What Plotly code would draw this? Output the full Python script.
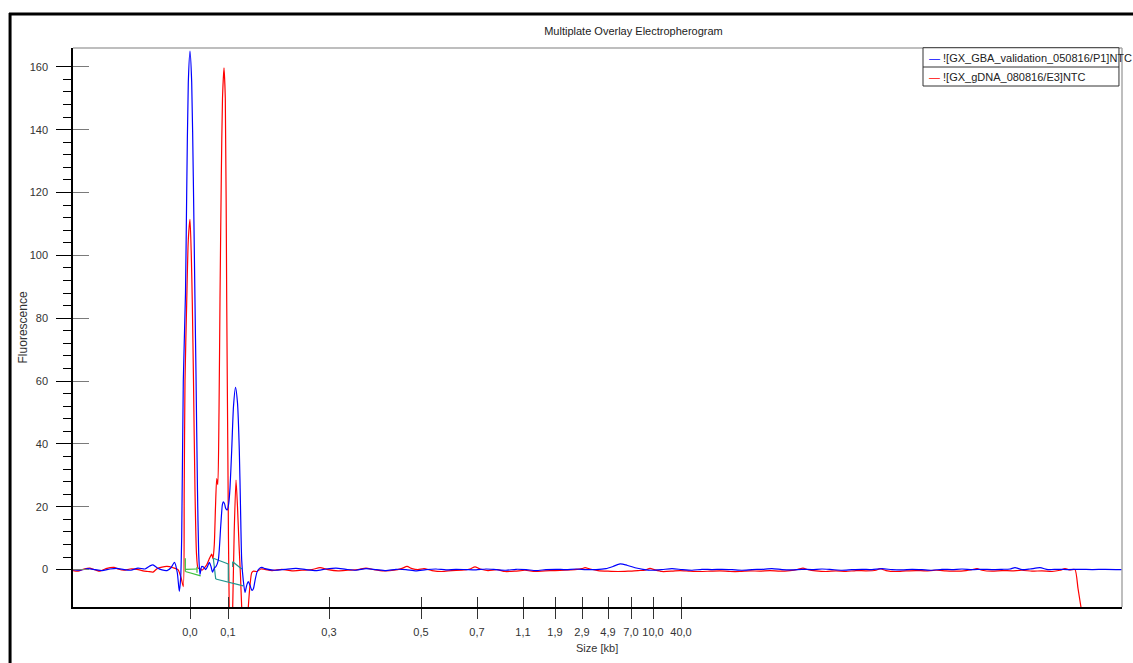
import plotly.graph_objects as go

# Migration axis: scan position (arbitrary units) with sizing-ladder ticks
ladder_pos = [117, 155, 256, 348, 404, 450, 482, 509, 535, 558, 580, 608]
ladder_lbl = ["0,0", "0,1", "0,3", "0,5", "0,7", "1,1", "1,9", "2,9", "4,9", "7,0", "10,0", "40,0"]

series_names = ["![GX_GBA_validation_050816/P1]NTC", "![GX_gDNA_080816/E3]NTC"]

# Well P1 (blue)
blue_x = [0, 7, 15, 22, 29, 37, 44, 51, 58, 65, 72, 77, 80, 84, 89, 94, 98, 101.5, 104.3, 106.3,
          107.7, 108.7, 110.3, 112.5, 113.7, 115.3, 117, 118.7, 120.3, 122, 123, 124.5, 125.7, 127,
          128.7, 130.5, 132.7, 134.5, 136.3, 138, 139.5, 141.3, 143, 145.3, 147.7, 149.3, 150.3,
          151.5, 152.7, 154.3, 155.7, 157, 158.7, 160.5, 162.5, 164.5, 166.3, 167.5, 168.7, 170.3,
          172, 173.7, 175.3, 177, 179, 180.5, 182, 184, 186.5, 189, 192,
          202, 212, 223, 233, 243, 253, 263, 273, 283, 293, 303, 313, 323, 333, 343, 353, 363, 373,
          383, 393, 403, 413, 423, 433, 443, 453, 463, 473, 483, 493, 503, 513, 523, 533, 540, 547,
          554, 562, 570, 579, 589, 599, 609, 619, 629, 639, 649, 659, 669, 679, 689, 699, 709, 719,
          729, 739, 749, 759, 769, 779, 789, 799, 809, 819, 829, 839, 849, 859, 869, 879, 889, 899,
          909, 919, 929, 937, 942, 949, 957, 967, 975, 985, 995, 1007, 1019, 1032, 1049]
blue_y = [0.0, -0.2, 0.3, 0.0, -0.3, 0.2, 0.4, 0.0, -0.2, 0.5, 0.2, 1.2, 1.5, 0.6, -0.1, -0.3, 0.6, 2.3, -1.0, -6.9,
          -2.5, 10.5, 60, 88, 120, 155, 165, 155, 125, 85, 62, 25, 5, -1.6,
          1.0, 0.8, 0.0, 1.0, 2.3, 1.0, -0.8, 0.5, 1.0, 3.0, 13.7, 20.5, 21.6,
          21.0, 19.5, 19.0, 21.0, 26, 38, 52, 58, 53, 38, 20, 3, -3.5,
          -7.3, -5.0, -3.8, -5.0, -6.6, -6.0, -3.5, -0.8, 0.4, 0.7, 0.3,
          -0.2, 0.1, 0.4, 0.0, -0.3, 0.2, 0.5, 0.1, -0.2, 0.3, 0.0, -0.3, 0.1, 0.0, -0.4, 0.0, 0.2, -0.1,
          0.1, 0.0, -0.1, 0.2, 0.0, -0.2, 0.1, 0.0, -0.3, 0.0, 0.1, 0.0, 0.2, 0.0, 0.0, 0.3, 1.0, 1.8,
          1.4, 0.6, 0.1, -0.2, 0.0, 0.3, 0.0, -0.2, 0.1, 0.0, 0.1, 0.0, -0.2, 0.0, 0.1, 0.3, 0.0, -0.1,
          0.1, 0.0, 0.2, 0.0, -0.2, 0.0, 0.1, 0.0, 0.3, 0.0, -0.1, 0.1, 0.0, -0.2, 0.1, 0.0, 0.2, 0.0,
          0.1, 0.0, 0.1, 0.2, 0.6, 0.0, 0.2, 0.6, 0.0, 0.1, 0.0, 0.1, 0.0, 0.1, 0.0]

# Well E3 (red)
red_x = [0, 5, 11, 17, 23, 27, 33, 41, 45, 51, 57, 64, 70, 75, 80, 84, 89, 94, 100, 105, 108,
         110.3, 111.2, 112, 113.7, 115.3, 117, 118.3, 119.3, 120.5, 122, 123.5, 125, 127, 129, 131,
         133.7, 136, 138.7, 140, 141.3, 142.5, 143.7, 144.8, 146, 147, 148.3, 149.5, 151, 152.3,
         153.7, 155, 156.2, 158, 159.7, 161.2, 163, 164.5, 166, 167.5, 168.7, 172, 175.3, 177,
         178.7, 180.5, 184, 188,
         199, 209, 219, 229, 239, 247, 255, 265, 275, 285, 293, 301, 311, 321, 329, 334, 339, 345,
         351, 359, 369, 379, 389, 397, 402, 407, 415, 424, 432, 442, 452, 462, 472, 482, 492, 502,
         509, 512, 517, 525, 535, 545, 555, 565, 572, 577, 582, 589, 599, 607, 617, 627, 637, 647,
         657, 667, 677, 687, 697, 707, 717, 725, 730, 735, 743, 753, 763, 773, 783, 793, 803, 807,
         813, 823, 833, 843, 853, 863, 873, 883, 893, 899, 904, 909, 919, 929, 939, 949, 959, 969,
         979, 987, 992, 997, 1002, 1005, 1008, 1012]
red_y = [-0.3, -0.5, 0.2, 0.5, -0.2, -0.5, 0.3, 0.7, 0.2, -0.2, 0.2, 0.1, -0.4, -0.6, -0.8, 0.3, 0.8, 1.0, 0.6, 0.0, -2.5,
         -5.4, 25, 60, 85, 105, 111.5, 100, 85, 60, 25, 5, 0.5, 0.3, -0.2, 0.4,
         1.5, 3.2, 4.9, 3.5, 8, 20, 29, 27, 50, 86, 125, 150, 159.7, 150,
         86, 30, -12, -28, -12, 12, 28.5, 20, 8, -2, -12, -32, -12, -5,
         -1, -0.5, -0.6, 0.2,
         -0.3, 0.1, -0.4, -0.2, 0.0, 0.6, 0.0, -0.4, -0.2, 0.0, 0.5, 0.0, -0.4, -0.2, 0.4, 1.0, 0.3, 0.0,
         0.3, -0.3, -0.6, -0.3, -0.2, 0.2, 0.9, 0.2, -0.3, 0.0, -0.6, -0.5, -0.2, -0.6, -0.4, -0.3, -0.2, 0.0,
         0.3, 0.6, 0.2, -0.3, -0.5, -0.6, -0.5, -0.3, -0.2, 0.4, -0.1, -0.6, -0.5, -0.3, -0.5, -0.6, -0.5, -0.4,
         -0.6, -0.6, -0.4, -0.5, -0.3, -0.5, -0.3, 0.1, 0.5, 0.0, -0.4, -0.6, -0.4, -0.6, -0.3, -0.4, -0.2, 0.3,
         -0.3, -0.6, -0.4, -0.3, -0.4, -0.2, -0.4, -0.5, -0.3, 0.0, 0.3, -0.2, -0.5, -0.3, -0.4, -0.2, -0.5, -0.4,
         -0.6, -0.2, 0.3, -0.1, 0.0, -6, -12, -20]

# Peak baseline / integration markers
green_x = [112.3, 112.3, None, 112.3, 124, None, 124, 124, None, 112.3, 127.7]
green_y = [3.6, -0.6, None, 0.1, 0.2, None, 0.9, -1.0, None, -0.6, -2.0]
teal_x = [140.3, 155.3, None, 140.3, 142.7, None, 155.3, 155.3, None,
          159.7, 168.7, None, 159.7, 159.7, None, 142.7, 170.3]
teal_y = [3.6, 1.8, None, 3.6, -3.0, None, 1.8, -3.8, None,
          2.5, 0.2, None, 2.5, 0.8, None, -3.0, -5.2]

y_major = [0, 20, 40, 60, 80, 100, 120, 140, 160]
y_minor = [v for v in range(4, 160, 4) if v % 20]

FONT = "Liberation Sans, Arial, sans-serif"
BLUE = "#0000ff"
RED = "#ff0000"

fig = go.Figure()
fig.add_trace(go.Scatter(x=red_x, y=red_y, mode="lines", name=series_names[1],
                         line=dict(color=RED, width=1.2, shape="spline", smoothing=0.6)))
fig.add_trace(go.Scatter(x=green_x, y=green_y, mode="lines", line=dict(color="#3cc03c", width=1.2)))
fig.add_trace(go.Scatter(x=teal_x, y=teal_y, mode="lines", line=dict(color="#1f968c", width=1.2)))
fig.add_trace(go.Scatter(x=blue_x, y=blue_y, mode="lines", name=series_names[0],
                         line=dict(color=BLUE, width=1.2, shape="spline", smoothing=0.6)))
# empty trace that carries the overlaid tick axes
fig.add_trace(go.Scatter(x=[None], y=[None], xaxis="x2", yaxis="y2", hoverinfo="skip"))

tickfont = dict(family=FONT, size=11, color="#333333")

fig.update_layout(
    width=1133, height=663,
    margin=dict(l=73, r=11, t=48, b=56),
    paper_bgcolor="white", plot_bgcolor="white",
    showlegend=False,
    title=dict(text="Multiplate Overlay Electropherogram", x=0.5343, xref="paper", xanchor="center",
               y=1 - 31 / 663, yref="container", yanchor="middle",
               font=dict(family=FONT, size=11, color="#222222")),
    xaxis=dict(range=[0, 1049], tickmode="array", tickvals=ladder_pos, ticktext=ladder_lbl,
               ticks="outside", ticklen=10, tickcolor="#333333", tickwidth=1, tickangle=0,
               showline=True, linecolor="black", linewidth=1.5, showgrid=False, zeroline=False,
               tickfont=tickfont, ticklabelstandoff=4),
    xaxis2=dict(range=[0, 1049], overlaying="x", anchor="y", side="bottom", tickmode="array",
                tickvals=ladder_pos, ticks="inside", ticklen=10, tickcolor="#333333",
                showticklabels=False, showline=False, showgrid=False, zeroline=False),
    yaxis=dict(range=[-11.9, 166], tickmode="array", tickvals=y_major,
               ticks="outside", ticklen=15, tickcolor="black", tickwidth=1,
               minor=dict(tickmode="array", tickvals=y_minor, ticks="outside", ticklen=8,
                          tickcolor="black", tickwidth=1),
               showline=True, linecolor="black", linewidth=1.5, showgrid=False, zeroline=False,
               tickfont=tickfont, ticklabelstandoff=6),
    yaxis2=dict(range=[-11.9, 166], overlaying="y", anchor="x", side="left", tickmode="array",
                tickvals=y_major, ticks="inside", ticklen=16, tickcolor="#7a7a7a",
                showticklabels=False, showline=False, showgrid=False, zeroline=False),
)

# Window frame and plot border
shapes = [
    dict(type="line", xref="paper", yref="paper", x0=-0.0610, x1=1.02, y0=1.0608, y1=1.0608,
         line=dict(color="black", width=3)),
    dict(type="line", xref="paper", yref="paper", x0=-0.0600, x1=-0.0600, y0=1.0626, y1=-0.12,
         line=dict(color="black", width=3)),
    dict(type="line", xref="paper", yref="paper", x0=0, x1=1, y0=1, y1=1,
         line=dict(color="#a8a8a8", width=1.5)),
    dict(type="line", xref="paper", yref="paper", x0=1, x1=1, y0=0, y1=1,
         line=dict(color="#a8a8a8", width=1.5)),
    # legend box
    dict(type="rect", xref="paper", yref="paper", x0=0.8103, x1=0.9971, y0=0.932, y1=1.0005,
         line=dict(color="#333333", width=1), fillcolor="white"),
    dict(type="line", xref="paper", yref="paper", x0=0.8103, x1=0.9971, y0=0.966, y1=0.966,
         line=dict(color="#333333", width=1)),
]
fig.update_layout(shapes=shapes)

legend_rows = [(series_names[0], BLUE, 0.9827), (series_names[1], RED, 0.9481)]
annotations = [
    dict(text=f"<span style='color:{col}'>—</span> {name}", x=0.8141, y=yy, xref="paper", yref="paper",
         xanchor="left", yanchor="middle", showarrow=False,
         font=dict(family=FONT, size=11, color="#222222"))
    for name, col, yy in legend_rows
]
annotations += [
    dict(text="Fluorescence", x=-0.0477, y=0.5, xref="paper", yref="paper", textangle=-90,
         xanchor="center", yanchor="middle", showarrow=False,
         font=dict(family=FONT, size=12, color="#333333")),
    dict(text="Size [kb]", x=0.4992, y=-0.0739, xref="paper", yref="paper",
         xanchor="center", yanchor="middle", showarrow=False,
         font=dict(family=FONT, size=11, color="#333333")),
]
fig.update_layout(annotations=annotations)

fig.write_html("out.html")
- - - - -
# Description of the task
Without any pictures, reproduce the lines from the first one in the material through the line that has "import plotly.graph_objects as go", exactly as they appear.

# Solution for this task
What Plotly code would draw this? Output the full Python script.
import plotly.graph_objects as go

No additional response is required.